WHAT YOU SHOULD DO:
Write out, word for word, only the data from its first line to the line containing "26.9, 26.9, 0]".

DATA BLOCK:
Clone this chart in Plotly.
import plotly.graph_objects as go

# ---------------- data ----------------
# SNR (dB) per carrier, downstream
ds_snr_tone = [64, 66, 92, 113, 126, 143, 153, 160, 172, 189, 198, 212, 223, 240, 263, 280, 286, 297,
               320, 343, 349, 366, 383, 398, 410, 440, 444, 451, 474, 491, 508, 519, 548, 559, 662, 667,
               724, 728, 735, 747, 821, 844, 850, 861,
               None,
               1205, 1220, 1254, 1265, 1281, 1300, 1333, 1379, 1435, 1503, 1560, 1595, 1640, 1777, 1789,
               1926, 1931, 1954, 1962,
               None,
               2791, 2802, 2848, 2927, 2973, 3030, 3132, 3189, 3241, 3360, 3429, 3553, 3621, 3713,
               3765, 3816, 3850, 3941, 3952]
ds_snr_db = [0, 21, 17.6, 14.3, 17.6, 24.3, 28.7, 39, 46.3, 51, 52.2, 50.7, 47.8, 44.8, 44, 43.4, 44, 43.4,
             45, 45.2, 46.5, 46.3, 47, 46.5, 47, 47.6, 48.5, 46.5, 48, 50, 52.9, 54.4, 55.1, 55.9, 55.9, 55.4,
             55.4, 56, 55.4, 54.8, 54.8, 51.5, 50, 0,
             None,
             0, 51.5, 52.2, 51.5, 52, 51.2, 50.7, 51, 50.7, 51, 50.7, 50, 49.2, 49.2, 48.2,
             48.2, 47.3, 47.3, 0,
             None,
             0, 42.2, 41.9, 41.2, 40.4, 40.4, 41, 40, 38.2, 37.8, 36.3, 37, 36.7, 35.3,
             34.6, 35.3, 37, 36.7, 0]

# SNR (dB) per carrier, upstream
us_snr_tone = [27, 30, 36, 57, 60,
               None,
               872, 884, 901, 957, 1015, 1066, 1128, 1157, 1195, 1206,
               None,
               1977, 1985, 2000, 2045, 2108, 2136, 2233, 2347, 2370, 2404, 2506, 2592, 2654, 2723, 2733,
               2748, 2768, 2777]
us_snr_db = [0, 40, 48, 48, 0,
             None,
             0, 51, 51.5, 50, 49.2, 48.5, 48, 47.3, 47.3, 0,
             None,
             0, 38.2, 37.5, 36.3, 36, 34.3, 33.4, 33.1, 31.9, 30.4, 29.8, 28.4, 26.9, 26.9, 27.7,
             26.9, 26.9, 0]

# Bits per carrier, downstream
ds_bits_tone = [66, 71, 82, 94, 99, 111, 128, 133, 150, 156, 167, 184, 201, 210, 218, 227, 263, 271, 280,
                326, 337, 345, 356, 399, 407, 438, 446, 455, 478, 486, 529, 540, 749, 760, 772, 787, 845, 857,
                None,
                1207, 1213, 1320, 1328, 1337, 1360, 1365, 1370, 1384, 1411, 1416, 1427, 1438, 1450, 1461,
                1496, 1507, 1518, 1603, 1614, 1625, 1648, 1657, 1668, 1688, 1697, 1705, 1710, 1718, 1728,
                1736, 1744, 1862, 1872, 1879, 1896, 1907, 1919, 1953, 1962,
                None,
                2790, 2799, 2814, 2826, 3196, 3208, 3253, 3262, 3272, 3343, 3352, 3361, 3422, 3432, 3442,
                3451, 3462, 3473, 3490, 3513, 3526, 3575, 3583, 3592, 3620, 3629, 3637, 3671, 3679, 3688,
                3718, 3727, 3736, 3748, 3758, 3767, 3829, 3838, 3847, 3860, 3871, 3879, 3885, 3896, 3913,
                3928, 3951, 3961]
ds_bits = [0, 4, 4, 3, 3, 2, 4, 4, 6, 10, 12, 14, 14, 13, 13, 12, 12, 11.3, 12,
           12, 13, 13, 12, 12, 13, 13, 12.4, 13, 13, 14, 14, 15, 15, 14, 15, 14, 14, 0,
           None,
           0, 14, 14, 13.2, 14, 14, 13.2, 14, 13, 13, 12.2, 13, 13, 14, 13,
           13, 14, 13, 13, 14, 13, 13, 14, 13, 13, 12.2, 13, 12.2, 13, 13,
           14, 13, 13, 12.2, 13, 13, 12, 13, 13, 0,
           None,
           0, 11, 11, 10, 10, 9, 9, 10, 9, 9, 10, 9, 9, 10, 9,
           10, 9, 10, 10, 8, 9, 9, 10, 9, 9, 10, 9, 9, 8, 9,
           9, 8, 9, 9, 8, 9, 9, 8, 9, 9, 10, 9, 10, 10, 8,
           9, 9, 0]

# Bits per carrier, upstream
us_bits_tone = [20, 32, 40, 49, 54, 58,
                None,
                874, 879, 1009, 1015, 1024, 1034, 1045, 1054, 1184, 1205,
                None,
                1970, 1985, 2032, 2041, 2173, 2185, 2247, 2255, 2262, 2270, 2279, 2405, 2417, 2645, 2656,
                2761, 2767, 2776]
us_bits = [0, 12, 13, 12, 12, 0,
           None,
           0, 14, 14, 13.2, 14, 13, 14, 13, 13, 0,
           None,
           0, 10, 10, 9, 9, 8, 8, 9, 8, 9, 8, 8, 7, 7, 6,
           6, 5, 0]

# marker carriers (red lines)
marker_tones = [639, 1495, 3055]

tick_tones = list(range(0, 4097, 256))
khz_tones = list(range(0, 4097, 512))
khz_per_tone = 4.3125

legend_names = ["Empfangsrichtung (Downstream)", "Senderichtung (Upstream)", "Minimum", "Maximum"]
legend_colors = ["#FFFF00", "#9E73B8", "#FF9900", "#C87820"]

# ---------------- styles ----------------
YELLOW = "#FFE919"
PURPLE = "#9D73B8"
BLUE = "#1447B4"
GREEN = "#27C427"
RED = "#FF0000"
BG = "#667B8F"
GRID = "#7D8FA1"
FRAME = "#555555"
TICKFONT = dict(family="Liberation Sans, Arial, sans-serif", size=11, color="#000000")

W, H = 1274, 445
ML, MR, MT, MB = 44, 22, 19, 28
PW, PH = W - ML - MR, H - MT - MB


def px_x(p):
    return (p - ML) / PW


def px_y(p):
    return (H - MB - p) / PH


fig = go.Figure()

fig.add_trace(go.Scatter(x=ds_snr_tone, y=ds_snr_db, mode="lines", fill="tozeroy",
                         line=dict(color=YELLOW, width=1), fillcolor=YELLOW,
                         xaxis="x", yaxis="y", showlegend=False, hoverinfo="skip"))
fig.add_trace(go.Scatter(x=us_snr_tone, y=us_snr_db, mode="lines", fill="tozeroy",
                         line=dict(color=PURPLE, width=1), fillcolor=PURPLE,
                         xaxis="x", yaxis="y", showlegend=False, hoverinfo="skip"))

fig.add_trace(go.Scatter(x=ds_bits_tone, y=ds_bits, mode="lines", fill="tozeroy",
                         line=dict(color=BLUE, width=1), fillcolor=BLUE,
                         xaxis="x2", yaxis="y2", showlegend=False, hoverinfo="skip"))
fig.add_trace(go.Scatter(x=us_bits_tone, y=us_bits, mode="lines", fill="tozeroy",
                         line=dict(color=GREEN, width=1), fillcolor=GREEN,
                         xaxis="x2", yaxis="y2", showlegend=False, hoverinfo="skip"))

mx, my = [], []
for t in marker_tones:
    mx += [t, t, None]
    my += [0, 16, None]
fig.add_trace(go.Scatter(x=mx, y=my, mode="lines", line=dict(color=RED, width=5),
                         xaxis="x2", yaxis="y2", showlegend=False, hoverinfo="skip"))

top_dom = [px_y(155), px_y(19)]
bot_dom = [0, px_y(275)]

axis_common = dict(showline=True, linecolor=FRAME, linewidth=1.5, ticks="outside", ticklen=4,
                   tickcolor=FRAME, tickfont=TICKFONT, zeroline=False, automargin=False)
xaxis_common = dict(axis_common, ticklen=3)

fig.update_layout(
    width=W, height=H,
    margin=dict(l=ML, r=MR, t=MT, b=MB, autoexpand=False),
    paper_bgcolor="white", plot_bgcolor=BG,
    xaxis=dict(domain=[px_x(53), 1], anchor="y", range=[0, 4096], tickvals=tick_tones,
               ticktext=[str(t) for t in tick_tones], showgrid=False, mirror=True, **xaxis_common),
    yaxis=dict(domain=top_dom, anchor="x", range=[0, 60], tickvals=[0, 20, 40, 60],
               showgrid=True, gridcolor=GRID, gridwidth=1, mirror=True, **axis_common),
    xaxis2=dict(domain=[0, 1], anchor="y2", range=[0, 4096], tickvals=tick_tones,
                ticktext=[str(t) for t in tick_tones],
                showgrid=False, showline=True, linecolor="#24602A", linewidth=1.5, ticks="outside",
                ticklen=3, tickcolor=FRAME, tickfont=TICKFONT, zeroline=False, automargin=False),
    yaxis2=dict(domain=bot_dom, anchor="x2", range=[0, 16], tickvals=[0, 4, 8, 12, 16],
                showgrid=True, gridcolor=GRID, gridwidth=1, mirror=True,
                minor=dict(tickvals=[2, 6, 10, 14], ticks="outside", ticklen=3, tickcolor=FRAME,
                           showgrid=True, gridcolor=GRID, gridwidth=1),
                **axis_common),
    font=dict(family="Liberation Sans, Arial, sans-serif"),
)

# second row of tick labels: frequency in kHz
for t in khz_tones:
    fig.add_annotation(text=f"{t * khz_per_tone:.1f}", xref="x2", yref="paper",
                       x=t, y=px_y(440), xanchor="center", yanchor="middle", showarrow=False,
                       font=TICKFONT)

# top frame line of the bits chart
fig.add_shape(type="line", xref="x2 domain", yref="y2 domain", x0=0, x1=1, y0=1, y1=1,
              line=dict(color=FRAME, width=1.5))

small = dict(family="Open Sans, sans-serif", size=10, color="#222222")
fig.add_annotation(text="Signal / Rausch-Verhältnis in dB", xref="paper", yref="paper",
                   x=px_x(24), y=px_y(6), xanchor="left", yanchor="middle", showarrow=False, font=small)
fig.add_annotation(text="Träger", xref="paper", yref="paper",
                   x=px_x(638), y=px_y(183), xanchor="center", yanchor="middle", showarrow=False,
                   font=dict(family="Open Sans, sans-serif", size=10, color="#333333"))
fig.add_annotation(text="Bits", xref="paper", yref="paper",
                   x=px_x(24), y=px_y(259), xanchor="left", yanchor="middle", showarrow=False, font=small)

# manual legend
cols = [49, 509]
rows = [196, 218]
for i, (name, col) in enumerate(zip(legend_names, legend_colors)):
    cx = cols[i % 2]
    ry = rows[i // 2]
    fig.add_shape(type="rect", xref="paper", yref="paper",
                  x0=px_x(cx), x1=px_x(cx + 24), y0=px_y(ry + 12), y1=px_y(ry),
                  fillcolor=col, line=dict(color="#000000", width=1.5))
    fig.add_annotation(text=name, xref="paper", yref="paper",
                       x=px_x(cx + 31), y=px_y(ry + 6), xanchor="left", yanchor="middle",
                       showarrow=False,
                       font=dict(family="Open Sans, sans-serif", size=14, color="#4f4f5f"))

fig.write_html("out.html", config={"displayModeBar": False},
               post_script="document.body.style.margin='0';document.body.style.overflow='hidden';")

COMPLETED TASK:
Clone this chart in Plotly.
import plotly.graph_objects as go

# ---------------- data ----------------
# SNR (dB) per carrier, downstream
ds_snr_tone = [64, 66, 92, 113, 126, 143, 153, 160, 172, 189, 198, 212, 223, 240, 263, 280, 286, 297,
               320, 343, 349, 366, 383, 398, 410, 440, 444, 451, 474, 491, 508, 519, 548, 559, 662, 667,
               724, 728, 735, 747, 821, 844, 850, 861,
               None,
               1205, 1220, 1254, 1265, 1281, 1300, 1333, 1379, 1435, 1503, 1560, 1595, 1640, 1777, 1789,
               1926, 1931, 1954, 1962,
               None,
               2791, 2802, 2848, 2927, 2973, 3030, 3132, 3189, 3241, 3360, 3429, 3553, 3621, 3713,
               3765, 3816, 3850, 3941, 3952]
ds_snr_db = [0, 21, 17.6, 14.3, 17.6, 24.3, 28.7, 39, 46.3, 51, 52.2, 50.7, 47.8, 44.8, 44, 43.4, 44, 43.4,
             45, 45.2, 46.5, 46.3, 47, 46.5, 47, 47.6, 48.5, 46.5, 48, 50, 52.9, 54.4, 55.1, 55.9, 55.9, 55.4,
             55.4, 56, 55.4, 54.8, 54.8, 51.5, 50, 0,
             None,
             0, 51.5, 52.2, 51.5, 52, 51.2, 50.7, 51, 50.7, 51, 50.7, 50, 49.2, 49.2, 48.2,
             48.2, 47.3, 47.3, 0,
             None,
             0, 42.2, 41.9, 41.2, 40.4, 40.4, 41, 40, 38.2, 37.8, 36.3, 37, 36.7, 35.3,
             34.6, 35.3, 37, 36.7, 0]

# SNR (dB) per carrier, upstream
us_snr_tone = [27, 30, 36, 57, 60,
               None,
               872, 884, 901, 957, 1015, 1066, 1128, 1157, 1195, 1206,
               None,
               1977, 1985, 2000, 2045, 2108, 2136, 2233, 2347, 2370, 2404, 2506, 2592, 2654, 2723, 2733,
               2748, 2768, 2777]
us_snr_db = [0, 40, 48, 48, 0,
             None,
             0, 51, 51.5, 50, 49.2, 48.5, 48, 47.3, 47.3, 0,
             None,
             0, 38.2, 37.5, 36.3, 36, 34.3, 33.4, 33.1, 31.9, 30.4, 29.8, 28.4, 26.9, 26.9, 27.7,
             26.9, 26.9, 0]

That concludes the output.